[Task statement] Write out every line of the material as it stands, apart from the pictures.

[Given material]
******
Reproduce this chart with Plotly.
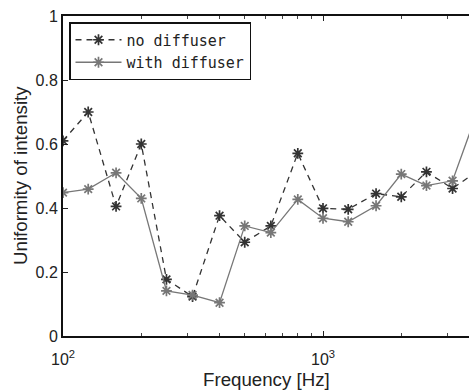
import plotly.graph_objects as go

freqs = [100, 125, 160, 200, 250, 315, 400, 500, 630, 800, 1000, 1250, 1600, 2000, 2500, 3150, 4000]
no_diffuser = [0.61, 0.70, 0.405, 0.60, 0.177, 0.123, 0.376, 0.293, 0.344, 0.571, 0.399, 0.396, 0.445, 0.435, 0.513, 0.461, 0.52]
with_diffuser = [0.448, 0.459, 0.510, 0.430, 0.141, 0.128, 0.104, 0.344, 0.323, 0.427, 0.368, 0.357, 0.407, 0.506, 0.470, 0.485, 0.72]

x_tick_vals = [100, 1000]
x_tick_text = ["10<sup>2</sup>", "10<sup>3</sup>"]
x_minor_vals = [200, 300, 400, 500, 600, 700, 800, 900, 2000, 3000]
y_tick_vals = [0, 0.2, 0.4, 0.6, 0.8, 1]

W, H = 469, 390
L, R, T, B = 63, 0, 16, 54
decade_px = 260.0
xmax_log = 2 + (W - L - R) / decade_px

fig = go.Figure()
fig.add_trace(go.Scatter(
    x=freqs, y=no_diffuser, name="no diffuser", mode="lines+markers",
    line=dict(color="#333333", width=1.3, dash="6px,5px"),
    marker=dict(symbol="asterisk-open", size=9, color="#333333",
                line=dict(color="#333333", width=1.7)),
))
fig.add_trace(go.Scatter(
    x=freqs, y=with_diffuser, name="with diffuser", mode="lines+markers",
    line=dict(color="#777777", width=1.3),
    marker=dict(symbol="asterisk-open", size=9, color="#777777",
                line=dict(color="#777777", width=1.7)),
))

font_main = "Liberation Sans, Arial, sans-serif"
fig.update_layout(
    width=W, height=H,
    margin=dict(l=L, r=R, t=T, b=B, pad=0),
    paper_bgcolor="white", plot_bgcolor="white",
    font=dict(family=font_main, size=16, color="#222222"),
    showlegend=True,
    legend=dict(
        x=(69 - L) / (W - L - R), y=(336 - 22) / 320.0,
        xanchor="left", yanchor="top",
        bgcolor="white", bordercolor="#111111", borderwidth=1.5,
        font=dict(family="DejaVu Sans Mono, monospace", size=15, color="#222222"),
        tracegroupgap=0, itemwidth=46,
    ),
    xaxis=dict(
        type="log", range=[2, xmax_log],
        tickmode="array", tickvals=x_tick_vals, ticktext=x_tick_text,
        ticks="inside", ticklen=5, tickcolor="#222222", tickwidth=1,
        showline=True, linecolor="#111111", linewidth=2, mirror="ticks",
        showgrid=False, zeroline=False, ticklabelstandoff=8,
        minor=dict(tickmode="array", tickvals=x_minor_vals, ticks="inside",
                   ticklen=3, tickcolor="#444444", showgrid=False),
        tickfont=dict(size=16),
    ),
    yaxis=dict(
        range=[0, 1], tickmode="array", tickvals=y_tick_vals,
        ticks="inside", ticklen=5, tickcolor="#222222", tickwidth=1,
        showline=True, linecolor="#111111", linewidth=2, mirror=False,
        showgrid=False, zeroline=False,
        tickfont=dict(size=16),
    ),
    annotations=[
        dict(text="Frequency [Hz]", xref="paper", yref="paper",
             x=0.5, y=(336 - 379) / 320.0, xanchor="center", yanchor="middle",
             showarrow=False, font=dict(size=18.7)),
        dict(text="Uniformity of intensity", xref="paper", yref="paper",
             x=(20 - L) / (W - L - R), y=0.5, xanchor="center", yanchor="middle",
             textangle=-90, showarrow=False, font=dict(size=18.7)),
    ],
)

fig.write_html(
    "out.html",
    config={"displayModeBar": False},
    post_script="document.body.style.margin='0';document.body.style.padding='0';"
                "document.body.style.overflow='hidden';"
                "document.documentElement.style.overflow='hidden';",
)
******
[Task output]
Reproduce this chart with Plotly.
import plotly.graph_objects as go

freqs = [100, 125, 160, 200, 250, 315, 400, 500, 630, 800, 1000, 1250, 1600, 2000, 2500, 3150, 4000]
no_diffuser = [0.61, 0.70, 0.405, 0.60, 0.177, 0.123, 0.376, 0.293, 0.344, 0.571, 0.399, 0.396, 0.445, 0.435, 0.513, 0.461, 0.52]
with_diffuser = [0.448, 0.459, 0.510, 0.430, 0.141, 0.128, 0.104, 0.344, 0.323, 0.427, 0.368, 0.357, 0.407, 0.506, 0.470, 0.485, 0.72]

x_tick_vals = [100, 1000]
x_tick_text = ["10<sup>2</sup>", "10<sup>3</sup>"]
x_minor_vals = [200, 300, 400, 500, 600, 700, 800, 900, 2000, 3000]
y_tick_vals = [0, 0.2, 0.4, 0.6, 0.8, 1]

W, H = 469, 390
L, R, T, B = 63, 0, 16, 54
decade_px = 260.0
xmax_log = 2 + (W - L - R) / decade_px

fig = go.Figure()
fig.add_trace(go.Scatter(
    x=freqs, y=no_diffuser, name="no diffuser", mode="lines+markers",
    line=dict(color="#333333", width=1.3, dash="6px,5px"),
    marker=dict(symbol="asterisk-open", size=9, color="#333333",
                line=dict(color="#333333", width=1.7)),
))
fig.add_trace(go.Scatter(
    x=freqs, y=with_diffuser, name="with diffuser", mode="lines+markers",
    line=dict(color="#777777", width=1.3),
    marker=dict(symbol="asterisk-open", size=9, color="#777777",
                line=dict(color="#777777", width=1.7)),
))

font_main = "Liberation Sans, Arial, sans-serif"
fig.update_layout(
    width=W, height=H,
    margin=dict(l=L, r=R, t=T, b=B, pad=0),
    paper_bgcolor="white", plot_bgcolor="white",
    font=dict(family=font_main, size=16, color="#222222"),
    showlegend=True,
    legend=dict(
        x=(69 - L) / (W - L - R), y=(336 - 22) / 320.0,
        xanchor="left", yanchor="top",
        bgcolor="white", bordercolor="#111111", borderwidth=1.5,
        font=dict(family="DejaVu Sans Mono, monospace", size=15, color="#222222"),
        tracegroupgap=0, itemwidth=46,
    ),
    xaxis=dict(
        type="log", range=[2, xmax_log],
        tickmode="array", tickvals=x_tick_vals, ticktext=x_tick_text,
        ticks="inside", ticklen=5, tickcolor="#222222", tickwidth=1,
        showline=True, linecolor="#111111", linewidth=2, mirror="ticks",
        showgrid=False, zeroline=False, ticklabelstandoff=8,
        minor=dict(tickmode="array", tickvals=x_minor_vals, ticks="inside",
                   ticklen=3, tickcolor="#444444", showgrid=False),
        tickfont=dict(size=16),
    ),
    yaxis=dict(
        range=[0, 1], tickmode="array", tickvals=y_tick_vals,
        ticks="inside", ticklen=5, tickcolor="#222222", tickwidth=1,
        showline=True, linecolor="#111111", linewidth=2, mirror=False,
        showgrid=False, zeroline=False,
        tickfont=dict(size=16),
    ),
    annotations=[
        dict(text="Frequency [Hz]", xref="paper", yref="paper",
             x=0.5, y=(336 - 379) / 320.0, xanchor="center", yanchor="middle",
             showarrow=False, font=dict(size=18.7)),
        dict(text="Uniformity of intensity", xref="paper", yref="paper",
             x=(20 - L) / (W - L - R), y=0.5, xanchor="center", yanchor="middle",
             textangle=-90, showarrow=False, font=dict(size=18.7)),
    ],
)

fig.write_html(
    "out.html",
    config={"displayModeBar": False},
    post_script="document.body.style.margin='0';document.body.style.padding='0';"
                "document.body.style.overflow='hidden';"
                "document.documentElement.style.overflow='hidden';",
)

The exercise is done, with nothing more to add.